Bates seems to be confusing the historical fact of slaves acquiring a skill while they were enslaved that they relied on to make a living after emancipation, with Jews using a skill that they already possessed to survive the Nazi death camps. For years, when I lived on Manhattan’s Upper West Side, I went to a barber named David who bore numbers tattooed on his arm and told me that he had survived Auschwitz because he knew how to cut hair. Primo Levi survived Auschwitz partly because his training as a chemist allowed him to obtain a job working indoors in a rubber factory. Anyone who has read anything about the Holocaust knows that prisoners who could make themselves useful to their German captors had the best chance of continuing to live. To state that dehumanizing historical fact is hardly to say something “good” about the Holocaust.
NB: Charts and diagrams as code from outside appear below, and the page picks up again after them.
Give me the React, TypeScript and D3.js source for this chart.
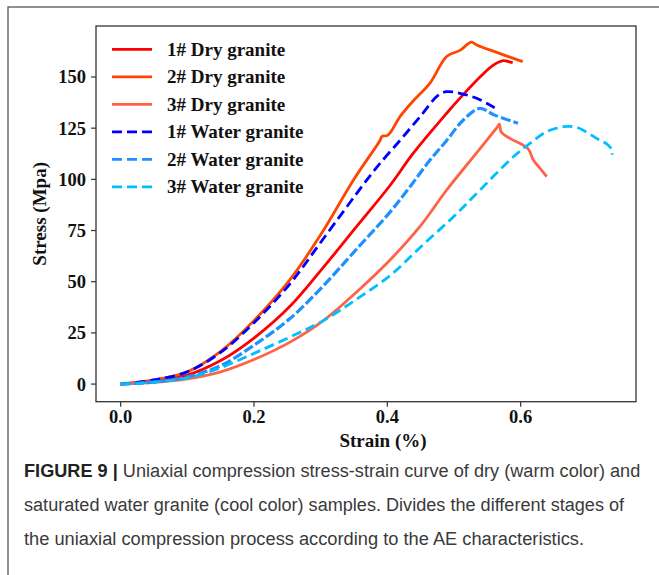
import React, { useLayoutEffect, useRef, useState } from "react";
import * as d3 from "d3";

// Stress-strain readings (strain in %, stress in MPa)
const dry1Strain = [0, 0.05, 0.1, 0.15, 0.2, 0.254, 0.304, 0.354, 0.404, 0.439, 0.489, 0.511, 0.539, 0.559, 0.574, 0.582, 0.588];
const dry1Stress = [0, 1.5, 4.4, 11.5, 22.5, 38, 57, 77, 97, 112.8, 132.3, 140.4, 150, 155.8, 158, 157.5, 157];

const dry2Strain = [0, 0.05, 0.1, 0.15, 0.2, 0.254, 0.304, 0.349, 0.389, 0.392, 0.401, 0.419, 0.438, 0.464, 0.489, 0.509, 0.526, 0.534, 0.564, 0.603];
const dry2Stress = [0, 2, 6, 16, 31, 51, 75, 99.6, 119, 121, 121.6, 130.6, 138, 147, 160, 163, 167, 165.6, 162, 157.5];

const dry3Strain = [0, 0.05, 0.1, 0.15, 0.2, 0.254, 0.304, 0.354, 0.404, 0.449, 0.489, 0.529, 0.566, 0.568, 0.571, 0.584, 0.611, 0.619, 0.629, 0.639];
const dry3Stress = [0, 0.8, 2.5, 6, 12, 20.5, 31, 45, 60.6, 77, 94.8, 111, 126, 127, 123, 120, 115, 109.4, 105.4, 101.3];

const water1Strain = [0, 0.05, 0.1, 0.15, 0.2, 0.254, 0.304, 0.369, 0.389, 0.419, 0.449, 0.476, 0.489, 0.509, 0.534, 0.561];
const water1Stress = [0, 2, 6, 15.5, 30, 49, 71, 99.6, 107.8, 119, 130.6, 141, 142.8, 142, 139.6, 135];

const water2Strain = [0, 0.05, 0.1, 0.15, 0.2, 0.254, 0.304, 0.354, 0.404, 0.434, 0.464, 0.489, 0.514, 0.539, 0.56, 0.596];
const water2Stress = [0, 1, 3.5, 9, 19, 32, 48, 66, 84, 96.4, 109.4, 119, 129, 134.7, 131.5, 127.4];

const water3Strain = [0, 0.05, 0.1, 0.15, 0.2, 0.254, 0.304, 0.354, 0.404, 0.45, 0.5, 0.539, 0.589, 0.614, 0.639, 0.664, 0.684, 0.714, 0.731, 0.737, 0.737];
const water3Stress = [0, 1, 3, 8, 15, 23, 31, 41.5, 53, 67, 82, 94.8, 111, 117.6, 123.3, 125.7, 125.4, 120, 116.8, 114.3, 112];

const seriesNames = ["1# Dry granite", "2# Dry granite", "3# Dry granite", "1# Water granite", "2# Water granite", "3# Water granite"];
const seriesColors = ["#ff0000", "#ff4500", "#ff6347", "#0000ff", "#1e90ff", "#00bfff"];
const seriesDashed = [false, false, false, true, true, true];
const seriesStrain = [dry1Strain, dry2Strain, dry3Strain, water1Strain, water2Strain, water3Strain];
const seriesStress = [dry1Stress, dry2Stress, dry3Stress, water1Stress, water2Stress, water3Stress];

const xTicks = [0, 0.2, 0.4, 0.6];
const yTicks = [0, 25, 50, 75, 100, 125, 150];

const captionLead = "FIGURE 9 | ";
const captionLines = [
  "Uniaxial compression stress-strain curve of dry (warm color) and",
  "saturated water granite (cool color) samples. Divides the different stages of",
  "the uniaxial compression process according to the AE characteristics.",
];
const captionWidths = [616, 600, 560];
const captionBaselines = [477, 511, 545];

const W = 659;
const H = 575;
const plot = { left: 96, right: 636, top: 26, bottom: 401.7 };
const serif = "'Liberation Serif', 'Times New Roman', serif";
const sans = "'Liberation Sans', Arial, sans-serif";

export default function App() {
  const captionRefs = useRef<(SVGTextElement | null)[]>([]);
  const [captionScale, setCaptionScale] = useState<number[]>([0.9, 0.9, 0.9]);

  // condense each caption line horizontally to its column width
  useLayoutEffect(() => {
    const s = captionRefs.current.map((el, i) => {
      if (!el) return 0.9;
      const len = el.getComputedTextLength();
      return len > 0 ? captionWidths[i] / len : 0.9;
    });
    setCaptionScale(s);
  }, []);

  const x = d3.scaleLinear().domain([-0.037, 0.773]).range([plot.left, plot.right]);
  const y = d3.scaleLinear().domain([-8.6, 174.9]).range([plot.bottom, plot.top]);
  const line = d3
    .line<[number, number]>()
    .x((d) => x(d[0]))
    .y((d) => y(d[1]))
    .curve(d3.curveCatmullRom.alpha(0.5));

  const legendY0 = 49.3;
  const legendStep = 27.5;

  return (
    <svg
      width={W}
      height={H}
      viewBox={`0 0 ${W} ${H}`}
      style={{ position: "absolute", left: 0, top: 0, background: "#fff" }}
    >
      <rect x={0} y={0} width={W} height={H} fill="#fff" />
      {/* outer figure frame */}
      <rect x={8} y={7} width={W + 20} height={H + 20} fill="none" stroke="#555" strokeWidth={1.3} />

      <defs>
        <clipPath id="plotClip">
          <rect x={plot.left} y={plot.top} width={plot.right - plot.left} height={plot.bottom - plot.top} />
        </clipPath>
      </defs>

      {/* curves */}
      <g clipPath="url(#plotClip)">
        {seriesNames.map((name, i) => {
          const pts: [number, number][] = seriesStrain[i].map((s, k) => [s, seriesStress[i][k]]);
          return (
            <path
              key={name}
              d={line(pts) || ""}
              fill="none"
              stroke={seriesColors[i]}
              strokeWidth={i === 4 ? 3.2 : 2.8}
              strokeDasharray={seriesDashed[i] ? (i === 4 ? "10 3" : "10 5") : undefined}
              strokeLinejoin="round"
            />
          );
        })}
      </g>

      {/* axes box */}
      <rect
        x={plot.left}
        y={plot.top}
        width={plot.right - plot.left}
        height={plot.bottom - plot.top}
        fill="none"
        stroke="#333"
        strokeWidth={1.3}
      />

      {/* y ticks */}
      {yTicks.map((t) => (
        <g key={"y" + t}>
          <line x1={plot.left - 5} x2={plot.left} y1={y(t)} y2={y(t)} stroke="#333" strokeWidth={1.2} />
          <text
            x={plot.left - 10}
            y={y(t)}
            dy="0.35em"
            textAnchor="end"
            fontFamily={serif}
            fontWeight="bold"
            fontSize={18.5}
            fill="#111"
          >
            {t}
          </text>
        </g>
      ))}

      {/* x ticks */}
      {xTicks.map((t) => (
        <g key={"x" + t}>
          <line x1={x(t)} x2={x(t)} y1={plot.bottom} y2={plot.bottom + 5} stroke="#333" strokeWidth={1.2} />
          <text
            x={x(t)}
            y={423}
            textAnchor="middle"
            fontFamily={serif}
            fontWeight="bold"
            fontSize={18.5}
            fill="#111"
          >
            {d3.format(".1f")(t)}
          </text>
        </g>
      ))}

      {/* axis titles */}
      <text x={383} y={447} textAnchor="middle" fontFamily={serif} fontWeight="bold" fontSize={19} fill="#111">
        Strain (%)
      </text>
      <text
        transform={`translate(46, ${(plot.top + plot.bottom) / 2}) rotate(-90)`}
        textAnchor="middle"
        fontFamily={serif}
        fontWeight="bold"
        fontSize={19}
        fill="#111"
      >
        Stress (Mpa)
      </text>

      {/* legend */}
      {seriesNames.map((name, i) => {
        const ly = legendY0 + i * legendStep;
        return (
          <g key={"lg" + name}>
            <line
              x1={112}
              x2={152}
              y1={ly}
              y2={ly}
              stroke={seriesColors[i]}
              strokeWidth={2.8}
              strokeDasharray={seriesDashed[i] ? "10 5" : undefined}
            />
            <text x={167} y={ly + 6.3} fontFamily={serif} fontWeight="bold" fontSize={19} fill="#111">
              {name}
            </text>
          </g>
        );
      })}

      {/* caption */}
      {captionLines.map((txt, i) => (
        <g key={"cap" + i} transform={`translate(24, ${captionBaselines[i]}) scale(${captionScale[i]}, 1)`}>
          <text
            ref={(el) => {
              captionRefs.current[i] = el;
            }}
            x={0}
            y={0}
            fontFamily={sans}
            fontSize={19}
            fill="#3a3a3a"
          >
            {i === 0 ? (
              <tspan fontWeight="bold" fill="#222">
                {captionLead}
              </tspan>
            ) : null}
            <tspan>{txt}</tspan>
          </text>
        </g>
      ))}
    </svg>
  );
}
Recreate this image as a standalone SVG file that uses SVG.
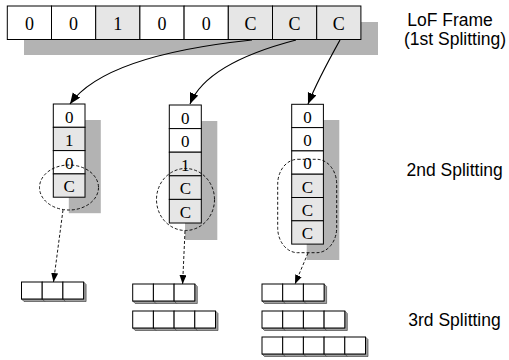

Does Bates also mean to imply that by discovering meaning in his ordeal in a concentration camp, Frankl was saying something favorable about the Holocaust?

Usefulness was not the only way to survive. Levi retained his kindness and humanity in Auschwitz. Many prisoners did not. People did what they could to spare themselves. This included having sex with their captors, stealing food from other prisoners, informing on other prisoners, killing or torturing other prisoners at the behest of their guards, cannibalizing other prisoners, and serving as “kapos,” figures who aided the Nazis in overseeing forced labor and herding captives into the gas chambers. The French resistance fighter David Rousset, interned at Buchenwald, called this l’univers concentrationnaire, which he defined as “a world set apart, utterly segregated, a strange kingdom with its own peculiar fatality.” I hope that Bates does not accuse me of desecrating the memory of Jewish concentration camp inmates by describing the bestial state of nature that they were reduced to.

Many black slaves also did whatever they could to survive. So did some American soldiers on Normandy beach, some of whom shot themselves in the buttocks in order to survive the unspeakable carnage around them. Life is messy, chaotic, incalculable, and precious. No one can judge how people behave in extremis in situations beyond comprehension.

The sickness at the heart of liberal culture now is the compulsion to lie about human nature’s complexity in order to impose desired social and political objectives. You must think the worst of everyone in order to achieve the best social order. In this upside-down universe, telling the truth about historical nightmares makes you a willing enabler of them. Imputing the basest motives to your enemies in order to dehumanize them and contrast them with your own noble sentiments—that is the real “obscenity” and “poison” here.